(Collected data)
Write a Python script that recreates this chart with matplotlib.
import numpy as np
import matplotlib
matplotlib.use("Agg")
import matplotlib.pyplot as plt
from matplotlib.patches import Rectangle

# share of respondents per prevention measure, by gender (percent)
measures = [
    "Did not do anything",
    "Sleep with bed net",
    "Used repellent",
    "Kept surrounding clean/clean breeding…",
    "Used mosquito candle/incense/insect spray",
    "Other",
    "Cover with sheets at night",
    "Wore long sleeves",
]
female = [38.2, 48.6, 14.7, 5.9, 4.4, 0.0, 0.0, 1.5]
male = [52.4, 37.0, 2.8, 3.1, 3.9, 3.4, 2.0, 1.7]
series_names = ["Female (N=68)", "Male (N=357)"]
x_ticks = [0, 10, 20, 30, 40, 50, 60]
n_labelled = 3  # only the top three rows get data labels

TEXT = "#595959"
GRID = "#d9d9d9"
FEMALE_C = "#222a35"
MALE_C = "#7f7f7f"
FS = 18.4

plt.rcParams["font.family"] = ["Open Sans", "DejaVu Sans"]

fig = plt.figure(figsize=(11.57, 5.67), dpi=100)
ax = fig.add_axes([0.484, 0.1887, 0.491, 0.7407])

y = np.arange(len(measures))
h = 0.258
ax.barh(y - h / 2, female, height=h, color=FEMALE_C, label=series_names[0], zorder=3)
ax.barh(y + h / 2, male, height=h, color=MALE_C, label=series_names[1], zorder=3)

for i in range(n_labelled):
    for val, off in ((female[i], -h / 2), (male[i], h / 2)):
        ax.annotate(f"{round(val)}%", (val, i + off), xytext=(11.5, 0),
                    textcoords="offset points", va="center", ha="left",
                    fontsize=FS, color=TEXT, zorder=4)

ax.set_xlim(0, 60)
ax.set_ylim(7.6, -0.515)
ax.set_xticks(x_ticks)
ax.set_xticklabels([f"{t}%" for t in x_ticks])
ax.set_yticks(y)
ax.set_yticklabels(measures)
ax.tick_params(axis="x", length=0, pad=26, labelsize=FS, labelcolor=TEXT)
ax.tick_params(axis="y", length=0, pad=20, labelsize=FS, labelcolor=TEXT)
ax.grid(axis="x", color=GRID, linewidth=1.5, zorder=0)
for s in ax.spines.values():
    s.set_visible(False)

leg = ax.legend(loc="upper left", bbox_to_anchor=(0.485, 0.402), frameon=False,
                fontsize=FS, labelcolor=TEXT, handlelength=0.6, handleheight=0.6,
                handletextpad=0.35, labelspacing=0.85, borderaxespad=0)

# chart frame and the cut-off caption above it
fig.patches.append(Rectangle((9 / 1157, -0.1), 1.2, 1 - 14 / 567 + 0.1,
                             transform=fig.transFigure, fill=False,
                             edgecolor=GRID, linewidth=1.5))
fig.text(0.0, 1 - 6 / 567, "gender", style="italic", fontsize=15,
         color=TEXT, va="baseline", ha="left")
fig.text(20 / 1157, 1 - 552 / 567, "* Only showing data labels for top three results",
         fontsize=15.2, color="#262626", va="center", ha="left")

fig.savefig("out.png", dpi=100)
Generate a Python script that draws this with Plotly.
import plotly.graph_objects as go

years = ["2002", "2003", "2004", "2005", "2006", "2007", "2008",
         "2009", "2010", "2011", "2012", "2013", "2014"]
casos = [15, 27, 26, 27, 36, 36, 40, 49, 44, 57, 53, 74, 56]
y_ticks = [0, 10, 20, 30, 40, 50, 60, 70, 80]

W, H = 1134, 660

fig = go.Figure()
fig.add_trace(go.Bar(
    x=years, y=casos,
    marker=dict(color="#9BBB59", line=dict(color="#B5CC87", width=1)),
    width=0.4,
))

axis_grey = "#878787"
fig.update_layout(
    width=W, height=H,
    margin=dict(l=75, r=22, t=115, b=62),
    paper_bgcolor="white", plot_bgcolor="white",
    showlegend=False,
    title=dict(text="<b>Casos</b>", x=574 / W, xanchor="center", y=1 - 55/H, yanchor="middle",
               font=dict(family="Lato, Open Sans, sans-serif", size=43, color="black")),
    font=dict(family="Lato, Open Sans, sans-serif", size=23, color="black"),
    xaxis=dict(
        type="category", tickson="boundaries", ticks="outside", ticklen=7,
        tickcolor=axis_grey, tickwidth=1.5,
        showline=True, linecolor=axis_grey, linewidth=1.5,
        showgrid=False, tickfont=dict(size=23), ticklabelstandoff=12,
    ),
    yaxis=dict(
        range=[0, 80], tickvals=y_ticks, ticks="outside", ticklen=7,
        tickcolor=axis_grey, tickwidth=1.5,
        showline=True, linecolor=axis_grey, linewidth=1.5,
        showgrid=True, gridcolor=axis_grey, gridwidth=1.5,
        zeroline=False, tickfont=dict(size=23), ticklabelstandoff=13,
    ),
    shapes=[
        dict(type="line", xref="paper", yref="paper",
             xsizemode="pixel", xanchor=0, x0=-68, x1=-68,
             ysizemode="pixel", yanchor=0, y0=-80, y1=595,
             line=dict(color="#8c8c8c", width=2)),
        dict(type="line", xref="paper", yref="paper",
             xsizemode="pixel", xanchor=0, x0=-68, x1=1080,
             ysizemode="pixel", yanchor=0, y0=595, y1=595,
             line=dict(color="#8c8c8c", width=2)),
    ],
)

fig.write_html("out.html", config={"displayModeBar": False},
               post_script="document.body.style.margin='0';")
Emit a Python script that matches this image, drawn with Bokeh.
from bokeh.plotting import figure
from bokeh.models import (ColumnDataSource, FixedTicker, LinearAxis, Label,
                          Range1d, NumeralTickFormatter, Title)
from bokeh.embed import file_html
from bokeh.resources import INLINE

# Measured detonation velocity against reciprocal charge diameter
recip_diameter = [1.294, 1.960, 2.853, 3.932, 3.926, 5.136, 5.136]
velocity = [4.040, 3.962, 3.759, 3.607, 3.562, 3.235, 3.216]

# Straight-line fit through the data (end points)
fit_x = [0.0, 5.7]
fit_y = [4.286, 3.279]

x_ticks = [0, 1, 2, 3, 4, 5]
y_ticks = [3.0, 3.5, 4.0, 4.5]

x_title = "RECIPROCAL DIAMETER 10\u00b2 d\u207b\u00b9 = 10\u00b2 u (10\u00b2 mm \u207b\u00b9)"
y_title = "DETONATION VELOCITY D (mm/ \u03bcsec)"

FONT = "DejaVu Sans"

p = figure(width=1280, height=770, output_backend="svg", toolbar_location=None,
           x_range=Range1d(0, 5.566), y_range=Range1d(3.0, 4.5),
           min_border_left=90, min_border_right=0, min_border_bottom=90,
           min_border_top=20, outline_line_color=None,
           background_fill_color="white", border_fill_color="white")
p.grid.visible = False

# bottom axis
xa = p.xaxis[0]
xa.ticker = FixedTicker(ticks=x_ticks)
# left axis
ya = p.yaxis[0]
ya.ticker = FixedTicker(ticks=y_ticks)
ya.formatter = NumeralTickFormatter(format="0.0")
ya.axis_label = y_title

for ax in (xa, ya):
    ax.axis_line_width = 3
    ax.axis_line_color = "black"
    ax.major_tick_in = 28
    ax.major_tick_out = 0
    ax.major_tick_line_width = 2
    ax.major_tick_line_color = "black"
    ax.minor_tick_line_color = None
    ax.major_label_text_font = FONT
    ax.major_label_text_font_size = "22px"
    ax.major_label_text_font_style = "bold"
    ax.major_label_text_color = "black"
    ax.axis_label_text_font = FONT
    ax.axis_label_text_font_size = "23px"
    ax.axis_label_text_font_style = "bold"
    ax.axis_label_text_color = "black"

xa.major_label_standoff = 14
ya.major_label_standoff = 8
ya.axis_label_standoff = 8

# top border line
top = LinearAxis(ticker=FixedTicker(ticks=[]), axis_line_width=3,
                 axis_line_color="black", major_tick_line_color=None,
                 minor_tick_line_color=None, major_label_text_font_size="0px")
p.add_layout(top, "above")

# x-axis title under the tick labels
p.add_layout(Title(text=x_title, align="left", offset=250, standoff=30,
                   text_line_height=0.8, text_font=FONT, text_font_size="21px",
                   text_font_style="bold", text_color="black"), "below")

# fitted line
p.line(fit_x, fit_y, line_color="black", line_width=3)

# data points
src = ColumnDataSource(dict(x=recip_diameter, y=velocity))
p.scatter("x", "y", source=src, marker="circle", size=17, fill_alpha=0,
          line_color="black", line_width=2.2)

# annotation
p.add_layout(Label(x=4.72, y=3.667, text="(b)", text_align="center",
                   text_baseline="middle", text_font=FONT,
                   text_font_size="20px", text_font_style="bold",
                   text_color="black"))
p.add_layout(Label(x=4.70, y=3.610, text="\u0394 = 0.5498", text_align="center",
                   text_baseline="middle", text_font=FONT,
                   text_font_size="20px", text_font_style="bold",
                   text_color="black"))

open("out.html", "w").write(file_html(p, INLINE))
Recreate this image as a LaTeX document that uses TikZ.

Instructions to follow:
Repeat verbatim the opening run of entries, ending with the line that contains "fontsize=FS, color=TEXT, zorder=4)".

Written response:
Write a Python script that recreates this chart with matplotlib.
import numpy as np
import matplotlib
matplotlib.use("Agg")
import matplotlib.pyplot as plt
from matplotlib.patches import Rectangle

# share of respondents per prevention measure, by gender (percent)
measures = [
    "Did not do anything",
    "Sleep with bed net",
    "Used repellent",
    "Kept surrounding clean/clean breeding…",
    "Used mosquito candle/incense/insect spray",
    "Other",
    "Cover with sheets at night",
    "Wore long sleeves",
]
female = [38.2, 48.6, 14.7, 5.9, 4.4, 0.0, 0.0, 1.5]
male = [52.4, 37.0, 2.8, 3.1, 3.9, 3.4, 2.0, 1.7]
series_names = ["Female (N=68)", "Male (N=357)"]
x_ticks = [0, 10, 20, 30, 40, 50, 60]
n_labelled = 3  # only the top three rows get data labels

TEXT = "#595959"
GRID = "#d9d9d9"
FEMALE_C = "#222a35"
MALE_C = "#7f7f7f"
FS = 18.4

plt.rcParams["font.family"] = ["Open Sans", "DejaVu Sans"]

fig = plt.figure(figsize=(11.57, 5.67), dpi=100)
ax = fig.add_axes([0.484, 0.1887, 0.491, 0.7407])

y = np.arange(len(measures))
h = 0.258
ax.barh(y - h / 2, female, height=h, color=FEMALE_C, label=series_names[0], zorder=3)
ax.barh(y + h / 2, male, height=h, color=MALE_C, label=series_names[1], zorder=3)

for i in range(n_labelled):
    for val, off in ((female[i], -h / 2), (male[i], h / 2)):
        ax.annotate(f"{round(val)}%", (val, i + off), xytext=(11.5, 0),
                    textcoords="offset points", va="center", ha="left",
                    fontsize=FS, color=TEXT, zorder=4)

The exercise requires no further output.